WHY RENT THIS: It’s an important documentary that tells a shameful story; after seeing it you are certain to be up in arms over the situation. Psihoyos directs this almost as a thriller more than a documentary and it is a wildly successful gambit.
WHY RENT SOMETHING ELSE: Some of the scenes of dolphin slaughter are very disturbing and go on a bit longer after the point is already made.
FAMILY VALUES: There are some truly disturbing scenes of humans perpetrating dolphin slaughter, as well as some harrowing true-life suspense. The very sensitive little ones, particularly those who love dolphins, should be forewarned that some scenes may be too graphic for them.
TRIVIAL PURSUIT: This documentary inspired a new Animal Planet series called “Blood Dolphin” starring O’Barry; it made its cable debut on the network in advance of the new series.

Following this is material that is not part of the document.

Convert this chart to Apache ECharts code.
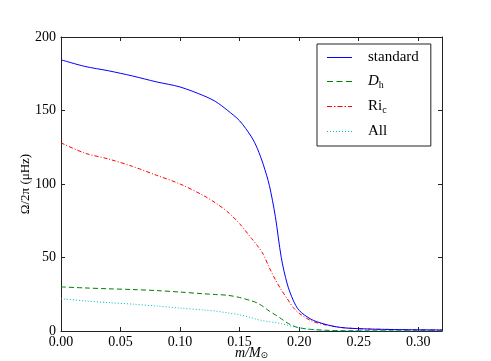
<!DOCTYPE html>
<html>
<head>
<meta charset="utf-8">
<script src="https://cdn.jsdelivr.net/npm/echarts@6/dist/echarts.min.js"></script>
<style>
  html, body { margin: 0; padding: 0; background: #fff; }
  #chart { width: 491px; height: 361px; }
</style>
</head>
<body>
<div id="chart"></div>
<script>
// m / M_sun sample points, shared by all curves
const mass = [0, 0.02, 0.04, 0.06, 0.08, 0.10, 0.12, 0.13, 0.14, 0.15, 0.16, 0.165, 0.17, 0.175,
  0.18, 0.185, 0.19, 0.195, 0.20, 0.21, 0.22, 0.23, 0.24, 0.26, 0.28, 0.30, 0.32]

const standard = [184.5, 180, 177, 173.5, 169.5, 166, 160, 156, 150, 143, 132, 124, 113, 99,
  78, 50, 32, 21, 14, 8, 5, 3, 2, 1.3, 1, 0.8, 0.7]
const dh = [30, 29.3, 28.7, 28.2, 27.5, 26.5, 25.3, 24.8, 24.3, 22.8, 20.5, 19, 16.5, 13.5,
  11, 8.3, 5.5, 3.5, 2.2, 1.1, 0.6, 0.3, 0.2, 0.1, 0.1, 0.1, 0.1]
const ric = [128, 121, 117, 112, 106, 100, 92, 87, 81, 73, 63, 58, 52, 43,
  35, 28, 22, 16, 12, 7, 4.5, 3, 2, 1.3, 1, 0.8, 0.7]
const all = [22, 20.5, 19.3, 18.3, 17, 15.6, 14.3, 13.5, 12.3, 11, 9, 7.8, 7, 6.3,
  5.8, 5, 4, 3, 2, 1, 0.5, 0.3, 0.2, 0.1, 0.1, 0.1, 0.1]

const xTicks = [0, 0.05, 0.10, 0.15, 0.20, 0.25, 0.30]
const yTicks = [0, 50, 100, 150, 200]

const font = '"Liberation Serif", "DejaVu Serif", serif'
const pairs = (ys) => mass.map((m, i) => [m, ys[i]])

// line styles for the curves
const styles = {
  standard: { color: '#0000ff', width: 1, type: 'solid' },
  Dh: { color: '#008000', width: 1, type: [5, 3] },
  Ric: { color: '#ff0000', width: 1, type: [4, 2, 1, 2] },
  All: { color: '#00bfbf', width: 1, type: [1, 2] }
}
// legend samples drawn as small filled dash shapes (25 x 1)
const legendIcons = {
  standard: 'path://M0,0h25v1h-25z',
  Dh: 'path://M0,0h6v1h-6zM9.5,0h6v1h-6zM19,0h6v1h-6z',
  Ric: 'path://M0,0h5v1h-5zM7,0h1.5v1h-1.5zM10.5,0h5v1h-5zM17.5,0h1.5v1h-1.5zM21,0h4v1h-4z',
  All: 'path://M0,0h1v1h-1zM3,0h1v1h-1zM6,0h1v1h-1zM9,0h1v1h-1zM12,0h1v1h-1zM15,0h1v1h-1zM18,0h1v1h-1zM21,0h1v1h-1zM24,0h1v1h-1z'
}

const frame = { show: true, onZero: false, lineStyle: { color: '#222', width: 1 } }
const tick = { inside: true, length: 4, lineStyle: { color: '#222' } }

const line = (name, ys) => ({
  name, type: 'line', data: pairs(ys), symbol: 'none', smooth: 0.3,
  lineStyle: styles[name], itemStyle: { color: styles[name].color }
})

const myChart = echarts.init(document.getElementById('chart'))
myChart.setOption({
  animation: false,
  textStyle: { fontFamily: font },
  grid: { left: 61, top: 37, right: 49, bottom: 30, outerBoundsMode: 'none', containLabel: false },
  xAxis: [{
    type: 'value', min: 0, max: 0.32, interval: 0.05,
    axisLine: frame, axisTick: tick, splitLine: { show: false },
    axisLabel: { color: '#000', fontSize: 14, fontFamily: font, margin: 4, showMaxLabel: false,
      formatter: (v) => xTicks.includes(+v.toFixed(2)) ? v.toFixed(2) : '' },
    name: '{i|m/M}{s|⊙}', nameLocation: 'middle', nameGap: 15, nameMoveOverlap: false,
    nameTextStyle: {
      rich: {
        i: { fontSize: 14, fontStyle: 'italic', fontFamily: font, color: '#000' },
        s: { fontSize: 9, fontFamily: '"DejaVu Sans", sans-serif', color: '#000', padding: [5, 0, 0, 0] }
      }
    }
  }, {
    type: 'value', position: 'top', min: 0, max: 0.32, interval: 0.05,
    axisLine: frame, axisTick: tick, axisLabel: { show: false }, splitLine: { show: false }
  }],
  yAxis: [{
    type: 'value', min: 0, max: 200, interval: 50,
    axisLine: frame, axisTick: tick, splitLine: { show: false },
    axisLabel: { color: '#000', fontSize: 14, fontFamily: font, margin: 5,
      formatter: (v) => yTicks.includes(v) ? String(v) : '' },
    name: 'Ω/2π (μHz)', nameLocation: 'middle', nameRotate: 90, nameGap: 29, nameMoveOverlap: false,
    nameTextStyle: { fontSize: 13, fontFamily: font, color: '#000' }
  }, {
    type: 'value', position: 'right', min: 0, max: 200, interval: 50,
    axisLine: frame, axisTick: tick, axisLabel: { show: false }, splitLine: { show: false }
  }],
  legend: {
    orient: 'vertical', left: 317, top: 44,
    padding: [6, 12, 7, 10], itemGap: 9, itemWidth: 25, itemHeight: 14,
    symbolKeepAspect: true,
    borderColor: '#222', borderWidth: 1, borderRadius: 0, backgroundColor: '#fff',
    data: Object.keys(styles).map((name) => ({
      name,
      icon: legendIcons[name],
      itemStyle: { color: styles[name].color, borderWidth: 0, opacity: 1 }
    })),
    textStyle: { fontSize: 14, fontFamily: font, color: '#000', padding: [0, 0, 0, 11], width: 60,
      rich: {
        n: { fontSize: 15, fontFamily: font, color: '#000' },
        it: { fontSize: 15, fontStyle: 'italic', fontFamily: font, color: '#000' },
        sub: { fontSize: 10, fontFamily: font, color: '#000', padding: [7, 0, 0, 0] }
      }
    },
    formatter: (name) => ({
      standard: '{n|standard}',
      Dh: '{it|D}{sub|h}',
      Ric: '{n|Ri}{sub|c}',
      All: '{n|All}'
    })[name]
  },
  series: [
    { ...line('standard', standard), z: 5 },
    line('Dh', dh),
    line('Ric', ric),
    line('All', all)
  ]
})
</script>
</body>
</html>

NOTABLE DVD EXTRAS: There’s an informative piece on the effects of Mercury poisoning, as well as some additional details on the special cameras used in the making of the film.
FINAL RATING: 9/10
I don’t think it’s right that everyone seems to like this movie. The problem is not that killing dolphins and whales is inherently immoral. The makers of The Cove seem to take this as fact and jump right into a Joseph Campbell-esque good vs. evil narrative. In the process, the filmmakers unfortunately repulse many thoughtful, potentially sympathetic viewers. The real problem with Japanese consumption of whale and dolphin meat is that the Japanese are taking more than their fair share of a resource that belongs to everybody despite unanimous censure as well as humanitarian, ecological, and public health concerns. Their reasons for doing so are poorly articulated and spurious. The consumption of cetaceans deserves treatment as a serious issue, not as the sensationalistic propaganda for which the environmental movement is sadly notorious.
Please read my review of The Cove:
Dolphin intelligence is second only to human intelligence on the planet, which by itself should give us pause about killing them; it is certainly possible they could evolve further. Beyond that, the killing of dolphins as depicted in The Cove is unnecessary; it would be just as easy for the fishermen to release those not selected back to sea. Dolphin meat is highly contaminated with mercury and continued consumption of it can lead to mercury poisoning. As the filmmakers pointed out, the Japanese don’t eat dolphins traditionally; the fishermen of Taiji have resorted to falsely labeling the dolphin meat as whale, which is far less toxic and far more acceptable – and expensive – to the Japanese people. If it were such a deep part of the culture, why would they have to lie about it?
I agree that the Japanese are overfishing the cetacean popularion, but further the point is that every other country on the planet has agreed not to hunt whale and Japan continues to do so despite international objection and pressure to stop. However, to say that the killing of dolphins is not inherently immoral is a point I cannot agree with. Dolphins are able to communicate with one another, engage in complex play behavior and some species have even been observed employing the use of tools. While ongoing studies into self-awareness has been inconclusive, there is at least evidence suggesting that dolphins, alone among all other animals, may be self-aware.
Dolphins have the capacity to mimic and even improve upon learned behavior. That puts them roughly at the same development as a human toddler. I wouldn’t advocate the killing of toddlers is moral and for that reason I cannot agree that the killing of dolphins is moral either.